By Published On: December 10, 20252.1 min read

The Federal Reserve cut interest rates by 25 basis points at its December meeting, as widely expected. The vote was 9-3, with two members preferring to keep rates unchanged and one member voting for a larger 50 basis point cut.

A detailed comparison of the October and December FOMC statements highlights key changes relevant to forex traders.

In the October statement, the Fed noted that economic activity was expanding at a moderate pace. Job gains had slowed during the year, and the unemployment rate had edged up but remained low through August. Inflation had increased since earlier in the year and was described as somewhat elevated. The Committee aimed for maximum employment and a 2 per cent inflation target over the longer term, while acknowledging elevated uncertainty about the economic outlook and increased downside risks to employment.

By December, the statement showed a slightly more cautious tone. Economic indicators through September remained consistent with October’s assessment, but the Fed had decided to lower the federal funds rate target range by 0.25 percentage points to 3.50–3.75 per cent. The Committee cited a shift in the balance of risks and emphasised that further adjustments would depend on incoming data, evolving economic conditions, and risk assessments.

The Fed also announced it would end its reduction of aggregate securities holdings on 1 December and affirmed a strong commitment to supporting maximum employment and returning inflation to its 2 per cent objective. It pledged to monitor incoming economic information carefully and reiterated its readiness to adjust monetary policy as needed, taking into account labour market data, inflation pressures, inflation expectations, and financial and international developments.

Regarding operational adjustments, the Fed judged that reserve balances had declined to ample levels and indicated it would initiate purchases of shorter-term Treasury securities to maintain an ample supply of reserves on an ongoing basis.

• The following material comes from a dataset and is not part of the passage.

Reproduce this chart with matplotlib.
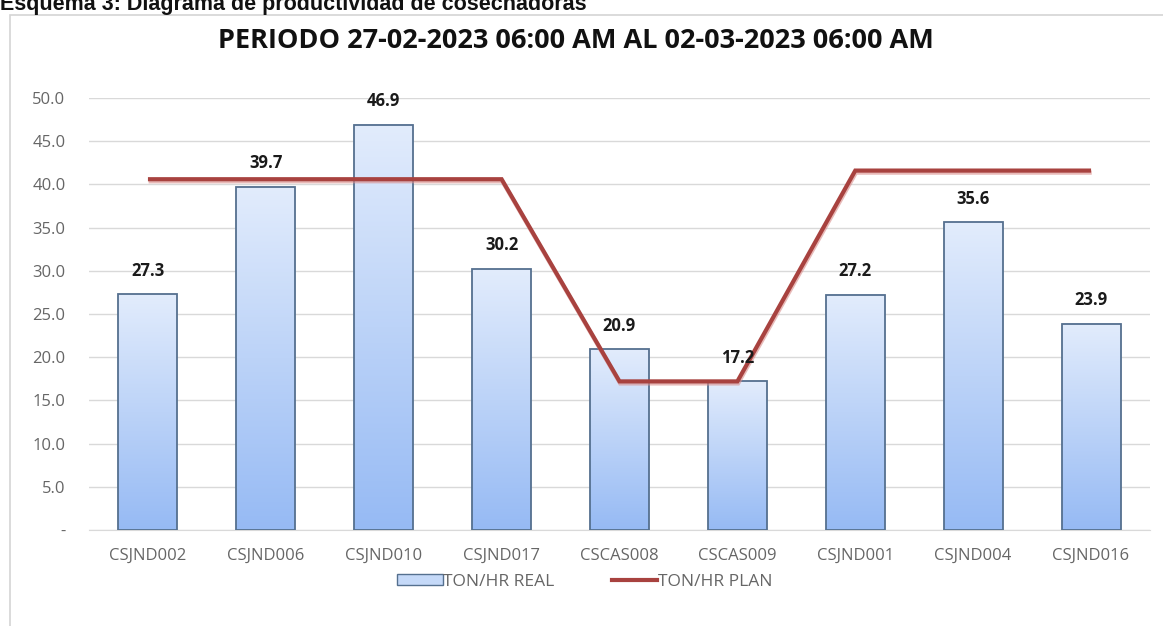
import numpy as np
import matplotlib
matplotlib.use("Agg")
import matplotlib.pyplot as plt
from matplotlib.patches import Rectangle, Patch
from matplotlib.lines import Line2D
import matplotlib.patheffects as pe
from matplotlib.colors import LinearSegmentedColormap

categories = ["CSJND002", "CSJND006", "CSJND010", "CSJND017", "CSCAS008",
              "CSCAS009", "CSJND001", "CSJND004", "CSJND016"]
ton_hr_real = [27.3, 39.7, 46.9, 30.2, 20.9, 17.2, 27.2, 35.6, 23.9]
ton_hr_plan = [40.6, 40.6, 40.6, 40.6, 17.2, 17.2, 41.6, 41.6, 41.6]
y_ticks = [0, 5, 10, 15, 20, 25, 30, 35, 40, 45, 50]
y_tick_labels = ["-" if v == 0 else f"{v:.1f}" for v in y_ticks]

title = "PERIODO 27-02-2023 06:00 AM AL 02-03-2023 06:00 AM"
caption = "Esquema 3: Diagrama de productividad de cosechadoras"

W, H = 1163, 626
fig = plt.figure(figsize=(W / 100, H / 100), dpi=100)
fig.patch.set_facecolor("white")

# chart frame (light border, cut at right/bottom like the screenshot)
fig.patches.append(Rectangle((10 / W, -0.01), 1.2, (H - 15) / H + 0.01,
                             transform=fig.transFigure, fill=False,
                             edgecolor="#d4d4d4", linewidth=1.2))

# caption, partially cut off at the top as in the screenshot
fig.text(0 / W, 1 - 10 / H, caption, ha="left", va="baseline",
         fontsize=15.5, fontweight="bold", family="Liberation Sans", color="#111111")

ax = fig.add_axes([89 / W, 1 - 530 / H, (1150 - 89) / W, (530 - 98) / H])
x = np.arange(len(categories))

bars = ax.bar(x, ton_hr_real, width=0.5, facecolor="none",
              edgecolor="#55708f", linewidth=1.3, zorder=3)

cmap = LinearSegmentedColormap.from_list("bg", ["#96baf4", "#e2ecfc"])
grad = np.linspace(0, 1, 256).reshape(-1, 1)
for b in bars:
    x0, w, h = b.get_x(), b.get_width(), b.get_height()
    ax.imshow(grad, extent=[x0, x0 + w, 0, h], origin="lower", cmap=cmap,
              aspect="auto", zorder=2, interpolation="bicubic")
ax.set_xlim(-0.5, len(categories) - 0.5)
ax.set_ylim(0, 50)

ax.plot(x, ton_hr_plan, color="#a8423f", linewidth=3, zorder=4,
        solid_capstyle="butt", solid_joinstyle="miter",
        path_effects=[pe.SimpleLineShadow(offset=(0.5, -1.5), shadow_color="#d98c8a", alpha=0.6),
                      pe.Normal()])

for xi, v in zip(x, ton_hr_real):
    ax.annotate(f"{v:.1f}", (xi, v), xytext=(0, 17), textcoords="offset points",
                ha="center", va="center", fontsize=12, fontweight="bold",
                family="Open Sans", color="#1a1a1a", zorder=5)

ax.set_yticks(y_ticks)
ax.set_yticklabels(y_tick_labels)
ax.set_xticks(x)
ax.set_xticklabels(categories)
ax.yaxis.grid(True, color="#d9d9d9", linewidth=1)
ax.set_axisbelow(True)
for s in ["top", "right", "left"]:
    ax.spines[s].set_visible(False)
ax.spines["bottom"].set_color("#d9d9d9")
ax.tick_params(axis="both", length=0, labelsize=12, labelcolor="#666666")
ax.tick_params(axis="y", pad=17)
ax.tick_params(axis="x", pad=13)
for lab in ax.get_xticklabels() + ax.get_yticklabels():
    lab.set_family("Open Sans")

fig.text(576 / W, 1 - 41 / H, title, ha="center", va="center", fontsize=19.5,
         fontweight="bold", family="Open Sans", color="#111111")

handles = [Patch(facecolor="#c5d9f8", edgecolor="#55708f", linewidth=1),
           Line2D([], [], color="#a8423f", linewidth=3)]
leg = fig.legend(handles, ["TON/HR REAL", "TON/HR PLAN"], loc="center",
                 bbox_to_anchor=(585 / W, 1 - 582 / H), ncol=2, frameon=False,
                 handlelength=2.6, handletextpad=0.05, columnspacing=3.3,
                 handleheight=0.6,
                 prop={"family": "Open Sans", "size": 12.5})
for t in leg.get_texts():
    t.set_color("#666666")

fig.savefig("out.png", dpi=100)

The vote breakdown showed Jerome H. Powell as Chair, alongside Vice Chair John C. Williams and seven other members voting for the 25 basis point cut. Voting against were Stephen I. Miran, who favoured a 50 basis point reduction, and Austan D. Goolsbee and Jeffrey R. Schmid, who preferred no change at this meeting.

For forex traders, the December interest rate cut signals the Fed’s evolving approach in response to economic conditions, with careful monitoring of inflation and employment data. The decision to pause the reduction of securities holdings and adjust reserve supply operations may influence market liquidity and currency movements in the near term.